DOE awarded $150 million to SKI US, which is building a synthetic graphite production plant in South Carolina. Another company, Urbix, was awarded a $124 million grant to build a plant to produce anode-grade coated spherical purified graphite in Muscle Shoals, Alabama.
Other projects support newer battery technologies or aim to assist in the battery production process generally.
Mitra Chem, for example, got a $100 million grant to support lithium-iron batteries — a cheaper though less dense version of lithium-ion technology.

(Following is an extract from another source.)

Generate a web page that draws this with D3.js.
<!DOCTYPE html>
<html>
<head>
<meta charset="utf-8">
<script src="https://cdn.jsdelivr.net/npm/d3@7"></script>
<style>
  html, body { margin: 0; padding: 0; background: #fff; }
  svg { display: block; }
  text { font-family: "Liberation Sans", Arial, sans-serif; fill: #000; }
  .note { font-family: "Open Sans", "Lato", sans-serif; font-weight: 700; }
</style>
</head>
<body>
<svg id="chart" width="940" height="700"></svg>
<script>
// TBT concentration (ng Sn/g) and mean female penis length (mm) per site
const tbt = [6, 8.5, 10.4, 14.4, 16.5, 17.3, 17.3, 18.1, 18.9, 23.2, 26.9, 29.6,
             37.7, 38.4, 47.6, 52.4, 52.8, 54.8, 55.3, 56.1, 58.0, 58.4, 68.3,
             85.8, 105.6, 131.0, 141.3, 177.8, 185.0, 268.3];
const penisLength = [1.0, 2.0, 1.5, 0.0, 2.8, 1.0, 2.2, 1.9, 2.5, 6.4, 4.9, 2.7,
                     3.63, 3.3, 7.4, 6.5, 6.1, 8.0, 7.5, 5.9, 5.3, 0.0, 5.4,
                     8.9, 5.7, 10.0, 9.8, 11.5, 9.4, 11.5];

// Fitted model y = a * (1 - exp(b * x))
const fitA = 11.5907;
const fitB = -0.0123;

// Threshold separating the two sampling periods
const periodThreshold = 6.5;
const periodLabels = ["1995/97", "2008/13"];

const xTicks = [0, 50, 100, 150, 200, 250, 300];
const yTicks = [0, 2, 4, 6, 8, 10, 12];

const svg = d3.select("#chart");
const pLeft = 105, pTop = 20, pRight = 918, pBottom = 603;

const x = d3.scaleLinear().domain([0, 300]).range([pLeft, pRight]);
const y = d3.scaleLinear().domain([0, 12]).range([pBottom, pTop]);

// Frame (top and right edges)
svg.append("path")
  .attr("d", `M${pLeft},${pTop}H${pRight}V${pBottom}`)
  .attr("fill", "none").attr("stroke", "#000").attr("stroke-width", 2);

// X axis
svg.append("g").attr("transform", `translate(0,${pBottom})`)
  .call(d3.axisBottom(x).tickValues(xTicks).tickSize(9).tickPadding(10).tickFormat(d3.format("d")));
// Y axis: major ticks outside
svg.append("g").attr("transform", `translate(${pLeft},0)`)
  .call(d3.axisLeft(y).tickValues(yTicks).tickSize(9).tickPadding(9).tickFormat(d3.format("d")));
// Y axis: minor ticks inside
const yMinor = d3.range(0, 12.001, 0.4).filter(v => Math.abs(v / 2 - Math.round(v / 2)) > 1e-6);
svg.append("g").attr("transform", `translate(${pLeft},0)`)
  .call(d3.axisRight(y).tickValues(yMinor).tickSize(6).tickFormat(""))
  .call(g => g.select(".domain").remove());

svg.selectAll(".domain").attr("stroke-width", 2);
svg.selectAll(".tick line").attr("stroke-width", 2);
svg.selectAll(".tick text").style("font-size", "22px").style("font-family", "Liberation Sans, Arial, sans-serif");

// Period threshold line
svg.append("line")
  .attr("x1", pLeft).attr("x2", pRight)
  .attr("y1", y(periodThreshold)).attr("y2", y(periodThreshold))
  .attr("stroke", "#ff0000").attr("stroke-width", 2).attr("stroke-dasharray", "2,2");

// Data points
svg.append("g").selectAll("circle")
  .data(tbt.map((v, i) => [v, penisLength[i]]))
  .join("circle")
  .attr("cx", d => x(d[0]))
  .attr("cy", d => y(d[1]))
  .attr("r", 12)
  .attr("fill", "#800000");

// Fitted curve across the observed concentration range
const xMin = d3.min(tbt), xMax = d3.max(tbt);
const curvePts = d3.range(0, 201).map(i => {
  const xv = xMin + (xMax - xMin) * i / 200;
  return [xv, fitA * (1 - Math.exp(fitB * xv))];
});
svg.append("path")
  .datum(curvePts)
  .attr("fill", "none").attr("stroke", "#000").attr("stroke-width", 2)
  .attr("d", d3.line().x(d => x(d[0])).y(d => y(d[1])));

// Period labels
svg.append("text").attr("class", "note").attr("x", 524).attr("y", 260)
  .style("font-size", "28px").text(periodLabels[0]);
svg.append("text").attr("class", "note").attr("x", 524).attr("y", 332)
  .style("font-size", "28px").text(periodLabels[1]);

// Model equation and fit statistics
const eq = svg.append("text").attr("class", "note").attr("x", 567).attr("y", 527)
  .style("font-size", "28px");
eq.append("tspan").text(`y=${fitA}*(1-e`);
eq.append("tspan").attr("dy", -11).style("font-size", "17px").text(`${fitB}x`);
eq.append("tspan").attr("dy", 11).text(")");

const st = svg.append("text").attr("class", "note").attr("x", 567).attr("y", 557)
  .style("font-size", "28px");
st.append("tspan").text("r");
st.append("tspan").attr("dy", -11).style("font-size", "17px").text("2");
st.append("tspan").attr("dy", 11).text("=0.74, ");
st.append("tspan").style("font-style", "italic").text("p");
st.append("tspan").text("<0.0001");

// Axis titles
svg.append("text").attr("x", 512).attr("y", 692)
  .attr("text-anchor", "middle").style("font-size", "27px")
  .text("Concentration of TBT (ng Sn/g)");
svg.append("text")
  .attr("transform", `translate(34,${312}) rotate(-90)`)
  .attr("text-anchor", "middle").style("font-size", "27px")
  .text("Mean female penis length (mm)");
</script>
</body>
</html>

Dow Chemical, the industrial giant, is slated to get $100 million to create a plant on the Gulf Coast intended to use waste carbon dioxide to make carbonate solvents, a class of material that improves battery function.
A history of challenges
Many mining and battery projects have struggled to progress in the U.S. As part of its first round of awards for the battery grant program, DOE abandoned talks last year with Microvast after months of Republican allegations that the company is tied to China. Talks also fell through with Lilac, Syrah, Piedmont and Amprius.
Piedmont Lithium was awarded a $142 million federal grant from DOE in 2022 to build mining and processing projects in the U.S. but later opted not to use the money and instead pivoted toward a potential loan guarantee. Considering weak lithium prices and inflation, Piedmont has said it’s still deciding when to submit an application for that funding.
Battery producer Amprius abandoned talks with DOE last year on a $50 million grant, saying in a press release at the time that the decision gives the company “significantly more operational flexibility in scale, vendor and supply chain management, product portfolio development and speed.”
On a call Thursday with reporters about the announcement, a senior DOE official who spoke on background said it’s “completely normal for us to have some percentage of companies withdraw or not proceed” in grant negotiations. The official cited potential problems with project scope and siting.
This story also appears in Climatewire.
Correction: A previous version of this story said round one awards talk fell through with Orbia. The Department of Energy awarded a grant to Koura, which is part of Orbia.